Pourtant, ceci n'est rien. Pour obtenir ses pourcentages de similarité, Brice Poreau introduit des indices comme étant un rapport de longueur. Le rapport ne change pas si l'on respecte les proportions  ; il permet de comparer des portraits à des échelles différentes. L'intention est louable. Le problème, c'est la réalisation. En observant le tableau 3 on constate que certaines longueurs sont plus utilisées que d'autres. Par exemple L36, 5 fois au dénominateur, L30, 3 fois au numérateur tandis que L33 n'intervient nulle part. L'indice I24 = L35/L36 est l'inverse de I25 = L36/L35. On est dans le domaine de la fantaisie. Il y a plus sidérant encore  : des erreurs grossières de calculs. J'en signalerai une parmi d'autres . D'après la tableau 2 de notre chercheur  : L35 = 143,08 et L36 =134,12 et d'après la tableau 3 : I24= 99,24 alors que 143,08/134,12 = 106,68.




Mais le sommet  est atteint quand on observe la manière dont Brice Poreau calcule son pourcentage de similarité. Il fait d'abord la différence des indices et calcule ensuite la somme algébrique qu'il divise par le nombre d'indices. Le problème est que cette somme algébrique n'a aucun sens. Un schéma permet de le comprendre  :




Les indices peuvent se compenser. Dans la représentation donnée, les longueurs rouges et les longueurs bleues se retranchent. Ce qui fait qu'avec un indice de similarité nul on a un pourcentage de similarité de 100% pour des séries très dissemblables. Voici un exemple qui donne 100%  :





La longueur totale des segments rouges est égale à la longueur totale des segments bleus conduisant à un indice de similarité nul. On peut réaliser avec cette méthode des portraits de Rimbaud ayant un pourcentage de similarité de 100% avec celui de la photographie d'Aden, ce qui a été réalisé pour l'image reproduite en tête de l'article.




Le tableau ci-dessus montre comment le score de similarité donne arbitrairement un pourcentage de similitude.  Observons une singularité qu'il faut voir à la loupe. Dans la dernière colonne on saute de 12% à 10%. Donc pas de 11%. On comprend que l'auteur veuille finir son tableau par 0%. Il ne le dit pas. Le score varie de 1 à 10. Comme le score peut être négatif on comprend aussi que l'auteur prenne la valeur absolue sans le dire. Aucune justification n'est donnée pour l'intervalle de 1 à 10. C'est purement arbitraire  ; un autre intervalle donnerait des résultats très différents. 

On peut, c'est connu «  faire dire n'importe quoi aux chiffres  ». Surtout quand ils sont faux aurait ajouté Pierre Dac.

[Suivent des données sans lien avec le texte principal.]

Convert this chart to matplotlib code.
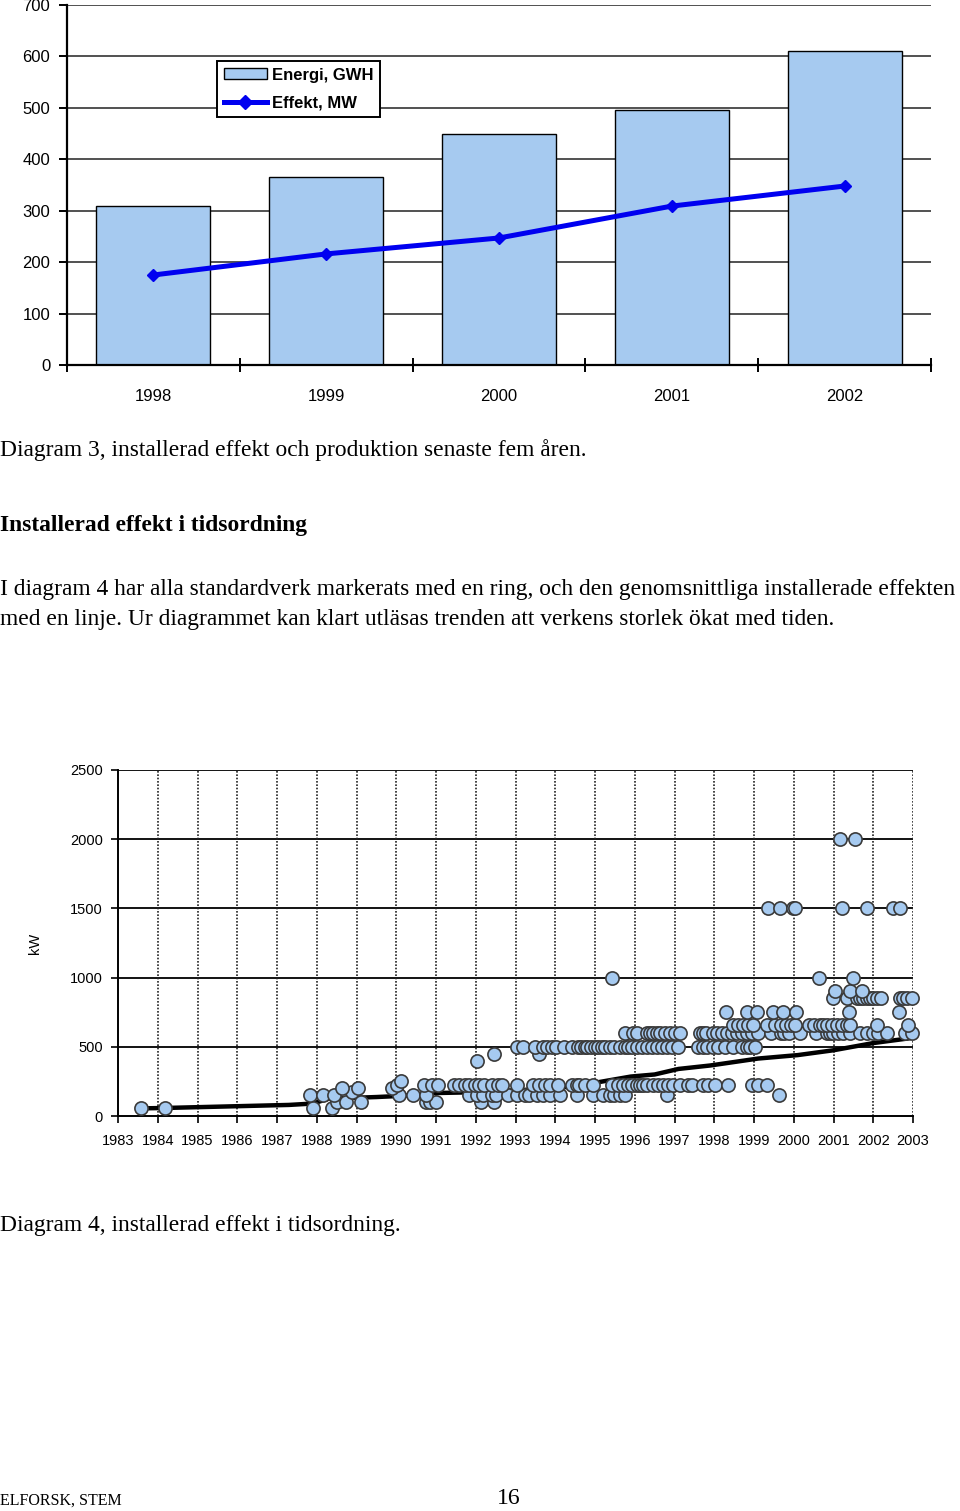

Il faut se  féliciter que l'université Claude Bernard Lyon 1 ait supprimé le laboratoire d'anthropologie  qui avait publié la prétendue démonstration de Brice Poreau. Par ailleurs, la presse qui en a rendu compte  ne pouvait pas soupçonner ce que je révèle aujourd'hui. Une mise au point serait la bienvenue.


Je me suis exprimé dans cet article en tant que mathématicien et je précise que le logiciel qui a permis de réaliser les images est le logiciel R version 3.0.2 ( 2013-09-25) utilisé en morphométrie.

Mise à jour du 9 mars. 
Le nouveau lien que  nous avons donné (ligne 18) concernant l'article de Brice Poreau fonctionne à présent. Par ailleurs, nous avons mis les liens concernant tous les journaux. Nous invitons le lecteur à vérifier que tous les liens vers l'article de Brice Poreau donnés dans la presse sont à présent supprimés. C'est la raison pour laquelle nous offrons au lecteur la possibilité de lire cet article.